We will use the first endpoint to retrieve Boston's SRS data. 2018 data is not yet available, so we will use the date range 2000-2017 - if we use 2018 as our endpoint, we will receive an error.

In [None]:
# Similar to our search url above, we will create a new url for our SRS data.
# We will need to create start and end date variables because we need to enter integers.

boston_url = "/api/summarized/agencies/MA0130100/offenses/2000/2017?"


In [None]:
# Again, we will combine our urls and key to get our data.

boston_search = requests.get(base_url + boston_url + key)

In [None]:
# If everything went ok, after our search, we should receive: <Response [200]>

boston_search

In [None]:
# Next we need to convert our data.
# First we convert the data into text.

bostoninfo = boston_search.text

# Next we convert the text into JSON.
bostondata = json.loads(bostoninfo)
bostondata

In [None]:
# Again, the way we dig into our data is to use the .keys() function

bostondata.keys()

In [None]:
# Since we found results, we can turn this into a Pandas dataframe.

bostondf = pandas.DataFrame(bostondata['results'])

In [None]:
bostondf

As we can see, the FBI divides crime statistics into differen categories of offenses. Lets narrow down our search to just burglaries.

## Step Seven: Narrowing Down Our Search


In [None]:
# First, we create our new, more-specific url - see the endpoint urls above.

bostonburgs_url = "/api/summarized/agencies/MA0130100/burglary/2000/2017?"

In [None]:
# Next we perform our search with our new url.

bostonburgs_search = requests.get(base_url + bostonburgs_url + key)

In [None]:
# If everything went ok, after our search, we should receive: <Response [200]>

bostonburgs_search

In [None]:
# Next we need to convert our data.
# First we convert the data into text.

bostonburgsinfo = bostonburgs_search.text

# Next we convert the text into JSON.
bostonburgsdata = json.loads(bostonburgsinfo)
bostonburgsdata

In [None]:
# Again, the way we dig into our data is to use the .keys() function

bostonburgsdata.keys()

In [None]:
bostonburgsdf = pandas.DataFrame(bostonburgsdata['results'])

In [None]:
bostonburgsdf

## Step Eight: Visualization
This section will be a brief example of a simple visualization using the matplotlib pyplot function and the seaborn alternative.

In [None]:
# We will visualize a bar graph to show change over time.

bostonburgsdf.plot(kind='bar', x = 'data_year', y='actual') # Our plot function
plt.rcParams["figure.figsize"] = [10,5] # This resizes our figure
plt.show()

In [None]:
# Seaborn is a similar, but alternative plotting library.
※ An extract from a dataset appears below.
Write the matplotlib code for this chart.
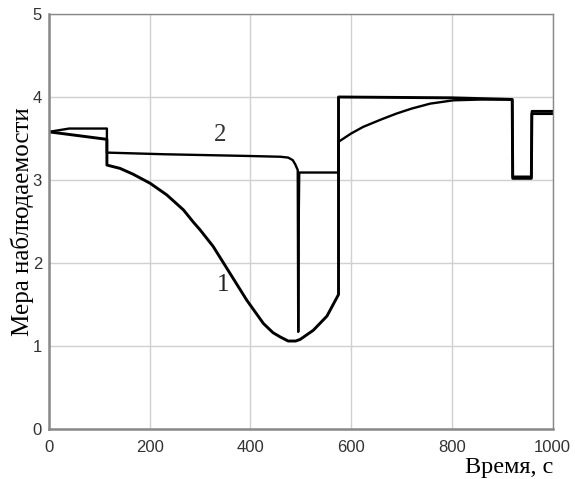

sns.barplot(x='data_year', y='actual', data=bostonburgsdf)
plt.rcParams["figure.figsize"] = [10,5] # This resizes our figure
plt.title('Boston Burglaries Over Time')
plt.ylabel('Burglaries')
plt.xlabel('Year')
plt.show()

## Step Nine: Saving our Data
The final step will be to save our data. Since we have our data in a pandas dataframe, we can export this as a .csv file.

In [None]:
# The following function is used to save our data as .csv. Remove the # to run.

#bostonburgsdf.to_csv('Boston_burglaries.csv')